Quel impact peut avoir ce test par rapport au combat des Danites pour la reconnaissance de leurs origines hébraïques ?
Ce test représente un jalon important dans notre combat pour la reconnaissance officielle de nos racines hébraïques. Bien que certains pourcentages, comme les 2% de Jordanie, puissent sembler faibles, ils sont symboliquement très puissants, car c’est de cette région, à l’est du Jourdain, que les Danites ont commencé leur exil. Le Yémen et l’Éthiopie, également des étapes cruciales dans notre migration, renforcent notre dossier de reconnaissance auprès des autorités juives et politiques en Israël.
Cependant, il est essentiel de rappeler que le retour des Danites d’Éthiopie, par exemple, ne s’est pas fait sur la base de tests ADN à notre connaissance, mais sur des preuves historiques et spirituelles. Le test ADN apporte un éclairage supplémentaire, mais il doit être accompagné de recherches anthropologiques, historiques et sociologiques pour constituer un dossier solide et irréfutable.
Pourquoi accordez-vous tant d’importance à cette reconnaissance ? Ne vous sentez-vous pas heureux d’être Ivoiriens ?
Bien sûr, nous sommes fiers de vivre en Côte d’Ivoire, et notre attachement à ce pays est réel. Toutefois, il est important de rappeler que la Côte d’Ivoire doit être considérée comme un pays d’accueil pour les Danites, et non comme leur pays d’origine. Nos véritables racines remontent à Israël, d’où nous avons migré il y a des siècles.
La quête de reconnaissance de nos origines hébraïques n’a donc rien à voir avec un rejet de notre présence en Côte d’Ivoire.
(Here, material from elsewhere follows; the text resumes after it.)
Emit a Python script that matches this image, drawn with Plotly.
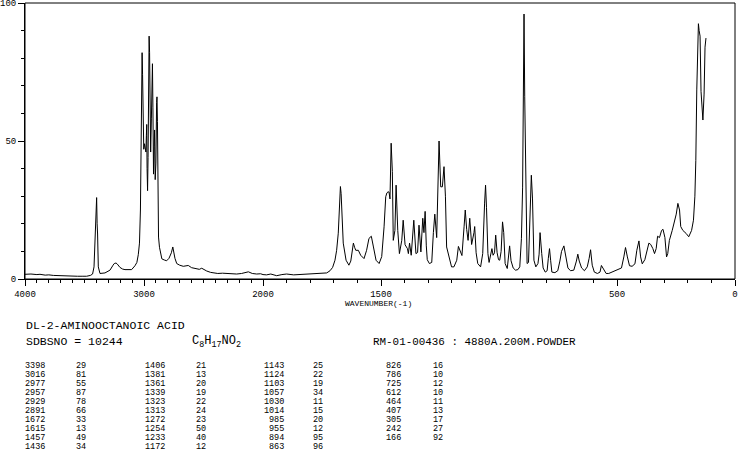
import plotly.graph_objects as go

# ---------------- data ----------------
WN_HIGH = [4000, 3950, 3900, 3874, 3830, 3800, 3762, 3720, 3690, 3650, 3600, 3560, 3520, 3482,
           3450, 3432, 3420, 3410, 3404, 3398, 3394, 3390, 3384, 3370, 3328, 3286, 3260, 3250,
           3235, 3224, 3202, 3180, 3160, 3104, 3076, 3060, 3048, 3038, 3030, 3022, 3018, 3016,
           3012, 3008, 3002, 2996, 2990, 2984, 2980, 2977, 2974, 2970, 2966, 2961, 2957, 2953,
           2948, 2944, 2938, 2932, 2929, 2925, 2920, 2915, 2911, 2906, 2900, 2894, 2891, 2887,
           2882, 2878, 2870, 2860, 2850, 2830, 2810, 2790, 2770, 2758, 2748, 2740, 2725, 2700,
           2670, 2645, 2628, 2600, 2580, 2557, 2535, 2515, 2495, 2473, 2440, 2417, 2380, 2340,
           2305, 2260, 2221, 2180, 2150, 2123, 2090, 2053, 2020, 2000]
INT_HIGH = [1.7, 1.8, 1.6, 1.7, 1.4, 1.5, 1.3, 1.2, 1.3, 1.0, 1.1, 1.0, 1.0, 1.0,
            1.3, 1.8, 4.4, 18.9, 26, 29.5, 20, 16.3, 4.4, 2.0, 2.2, 3.2, 5.0, 5.6,
            5.8, 5.4, 4.2, 3.6, 3.4, 3.4, 4.8, 6.0, 8.8, 13, 25, 60, 80, 82,
            74, 50, 47, 49, 48, 46, 52, 56, 40, 32, 44, 80, 88, 82,
            55, 46, 58, 76, 78, 62, 38, 48, 54, 36, 42, 64, 66, 57,
            30, 15.2, 11.5, 9.0, 7.3, 6.9, 6.6, 7.5, 9.5, 11.6, 9.0, 7.5, 5.6, 5.0,
            4.6, 4.7, 4.9, 4.1, 3.9, 3.8, 3.5, 3.9, 3.3, 2.9, 2.4, 2.2, 2.0, 2.1,
            2.0, 1.9, 1.8, 2.0, 2.3, 2.6, 2.0, 1.8, 1.9, 1.6]

WN_LOW = [2000, 1985, 1967, 1955, 1942, 1920, 1900, 1870, 1850, 1829, 1800, 1772, 1750, 1730,
          1716, 1705, 1695, 1688, 1681, 1677, 1674, 1672, 1669, 1665, 1660, 1648, 1636, 1628,
          1624, 1617, 1612, 1607, 1596, 1586, 1572, 1561, 1551, 1541, 1532, 1521, 1508, 1497,
          1487, 1480, 1475, 1470, 1466, 1462, 1457, 1452, 1448, 1441, 1436, 1429, 1422, 1412,
          1406, 1398, 1388, 1384, 1379, 1372, 1361, 1352, 1345, 1339, 1331, 1323, 1318, 1313,
          1308, 1304, 1295, 1285, 1278, 1272, 1264, 1258, 1254, 1247, 1240, 1233, 1227, 1222,
          1210, 1201, 1191, 1179, 1172, 1162, 1157, 1148, 1143, 1137, 1131, 1124, 1116, 1106,
          1103, 1097, 1090, 1078, 1069, 1061, 1057, 1053, 1047, 1042, 1036, 1030, 1025, 1019,
          1014, 1008, 1002, 997, 991, 985, 980, 974, 965, 960, 955, 949, 940, 930,
          920, 912, 905, 900, 897, 894, 891, 888, 884, 881, 875, 869, 866, 863,
          858, 852, 844, 835, 830, 826, 819, 813, 804, 796, 791, 786, 781, 776,
          763, 751, 742, 735, 725, 718, 708, 697, 683, 672, 666, 660, 650, 638,
          626, 618, 612, 605, 596, 583, 572, 566, 561, 555, 546, 535, 521, 499,
          481, 471, 464, 456, 447, 436, 424, 416, 407, 400, 393, 382, 372, 365,
          357, 348, 341, 334, 328, 320, 311, 305, 297, 290, 285, 278, 266, 256,
          249, 242, 235, 230, 221, 207, 196, 184, 176, 170, 166, 162, 158, 155,
          152, 148, 144, 140, 136, 131, 127, 123]
INT_LOW = [1.6, 1.5, 1.8, 1.4, 1.2, 1.6, 1.8, 1.5, 1.6, 1.7, 2.0, 2.0, 2.1, 2.2,
           3.0, 4.2, 6.8, 10.4, 16.6, 25, 31, 33.5, 31, 25, 13, 6.8, 5.0, 6.5,
           9.3, 13.0, 11.5, 10.4, 10.4, 8.6, 7.4, 10.4, 14.7, 15.5, 11.6, 6.8, 5.6, 8.1,
           18.9, 29.8, 31.2, 31.6, 31.5, 29, 49.2, 39, 14, 17.6, 34, 17.6, 9.2, 14,
           21.3, 12.4, 11, 9.2, 13, 8.6, 21.3, 9.2, 9.6, 19.5, 9.8, 22, 16.8, 24.5,
           12, 7, 5.6, 6, 16.8, 23.5, 15, 35.8, 50, 33.4, 33.4, 40.7, 30, 11.6,
           6.8, 4.4, 4.4, 6.8, 11.8, 9.2, 8.5, 18.9, 25, 18, 14, 22, 12.5, 16.8,
           19, 9.5, 5.6, 4.4, 9.2, 27.5, 34, 26, 9.2, 6, 8, 11, 8.6, 9.5,
           15.9, 9.5, 7, 6.8, 10, 20.7, 16.8, 5.6, 3.8, 7, 12, 6.6, 4, 3.2,
           3.4, 4.4, 14.6, 33, 82, 96, 66, 40, 12, 5.6, 6, 20, 33, 37.6,
           29, 6.8, 4.4, 5.6, 9, 16.8, 9.2, 4, 2.5, 3, 7.5, 11, 6.6, 2.5,
           2.3, 3, 6.5, 10, 12, 8.5, 4, 3, 3.2, 6.5, 9, 6.5, 4, 3,
           4.4, 7.5, 10.6, 5, 2.5, 2.0, 2.5, 4.9, 4.2, 3.0, 2.0, 2.0, 2.5, 3.2,
           4.0, 8, 11.4, 8, 4.8, 4.6, 5.5, 10.4, 13.8, 8, 5.5, 7, 10.4, 13,
           12.5, 11, 9.2, 11, 15.5, 15, 17.6, 18, 15, 8, 9.2, 14, 17.6, 21.3,
           23.5, 27.4, 25, 19, 17.6, 16.5, 15.3, 17.6, 21.3, 30, 43, 68.5, 89, 92.5,
           90, 88, 68, 61.2, 57.6, 67, 84, 87.3]

PEAK_WN = ["3398", "3016", "2977", "2957", "2929", "2891", "1672", "1615", "1457", "1436",
           "1406", "1381", "1361", "1339", "1323", "1313", "1272", "1254", "1233", "1172",
           "1143", "1124", "1103", "1057", "1030", "1014", "985", "955", "894", "863",
           "826", "786", "725", "612", "464", "407", "305", "242", "166"]
PEAK_INT = ["29", "81", "55", "87", "78", "66", "33", "13", "49", "34",
            "21", "13", "20", "19", "22", "24", "23", "50", "40", "12",
            "25", "22", "19", "34", "11", "15", "20", "12", "95", "96",
            "16", "10", "12", "10", "11", "13", "17", "27", "92"]

X_MAJOR_HIGH = [4000, 3000, 2000]
X_MAJOR_LOW = [1500, 500, 0]
Y_MAJOR = [0, 50, 100]

TITLE = "DL-2-AMINOOCTANOIC ACID"
SDBS = "SDBSNO = 10244"
FORMULA = "C<sub>8</sub>H<sub>17</sub>NO<sub>2</sub>"
INFO = "RM-01-00436 : 4880A.200M.POWDER"
XLABEL = "WAVENUMBER(-1)"

# ---------------- layout geometry ----------------
W, H = 738, 457
L, R, T, B = 25, 3, 3, 178
PW = W - L - R
PH = H - T - B
SPLIT = 238 / PW
MONO = "Liberation Mono"


def px(x):
    return (x - L) / PW


def py(y):
    return (H - B - y) / PH


fig = go.Figure()
fig.add_trace(go.Scatter(x=WN_HIGH, y=INT_HIGH, mode="lines", xaxis="x", yaxis="y",
                         line=dict(color="black", width=1), showlegend=False, hoverinfo="skip"))
fig.add_trace(go.Scatter(x=WN_LOW, y=INT_LOW, mode="lines", xaxis="x2", yaxis="y",
                         line=dict(color="black", width=1), showlegend=False, hoverinfo="skip"))

axis_common = dict(showline=True, linecolor="black", linewidth=1, ticks="outside",
                   ticklen=6, tickwidth=1, tickcolor="black", showgrid=False, zeroline=False,
                   automargin=False, ticklabeloverflow="allow",
                   tickfont=dict(family=MONO, size=9, color="black"), fixedrange=True)

fig.update_layout(
    width=W, height=H, margin=dict(l=L, r=R, t=T, b=B, autoexpand=False),
    paper_bgcolor="white", plot_bgcolor="white", showlegend=False,
    xaxis=dict(domain=[0, SPLIT], range=[4000, 2000], anchor="y",
               tickvals=X_MAJOR_HIGH, ticktext=[str(v) for v in X_MAJOR_HIGH],
               minor=dict(dtick=100, ticklen=3, ticks="outside", tickcolor="black"),
               **axis_common),
    xaxis2=dict(domain=[SPLIT, 1], range=[2000, 0], anchor="y",
                tickvals=X_MAJOR_LOW, ticktext=[str(v) for v in X_MAJOR_LOW],
                minor=dict(dtick=100, ticklen=3, ticks="outside", tickcolor="black"),
                **axis_common),
    yaxis=dict(domain=[0, 1], range=[0, 100], anchor="x",
               tickvals=Y_MAJOR, ticktext=[str(v) for v in Y_MAJOR],
               minor=dict(dtick=10, ticklen=3, ticks="outside", tickcolor="black"),
               **axis_common),
    shapes=[dict(type="rect", xref="paper", yref="paper", x0=0, x1=1, y0=0, y1=1,
                 line=dict(color="black", width=1), layer="above")],
)

ann = []


def text(x, y, s, size, xanchor="left"):
    ann.append(dict(x=px(x), y=py(y), xref="paper", yref="paper", text=s, showarrow=False,
                    xanchor=xanchor, yanchor="middle",
                    font=dict(family=MONO, size=size, color="black")))


text(378, 303.5, XLABEL, 8, "center")
text(24, 325, TITLE, 11.5)
text(24, 341.5, SDBS, 11.5)
text(190, 341.5, FORMULA, 12)
text(371, 341.5, INFO, 10.9)

col_wn_right = [47, 167, 286, 403]
col_int_left = [74, 194, 311, 431]
for i, (w, v) in enumerate(zip(PEAK_WN, PEAK_INT)):
    c, r = divmod(i, 10)
    y = 366 + r * 9
    text(col_wn_right[c], y, w, 8.5, "right")
    text(col_int_left[c], y, v, 8.5, "left")

fig.update_layout(annotations=ann)
fig.write_html("out.html", config={"displayModeBar": False})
Au contraire, elle nous permet de rétablir une vérité historique et spirituelle tout en continuant de contribuer à la société ivoirienne. Nous cherchons à reconnecter avec notre passé hébraïque, qui fait partie intégrante de notre identité.
C’est pourquoi j’appelle tous nos frères et sœurs Danites à se mobiliser activement pour cette cause. Une réunion cruciale est prévue le 29 septembre 2024 dans la Commune d’Abobo, avec la participation de tous les chefs traditionnels des dix groupes ethniques de notre communauté : les Yacouba ou Dan, les Gouro ou Kwéni, les Gagou ou Gban, les Toura, les Kla, les Mona, les Wan ou Ouan, les Ngen, les Gbain, et les Yawolè. C’est ensemble que nous pourrons réussir à faire reconnaître notre histoire et notre identité hébraïque.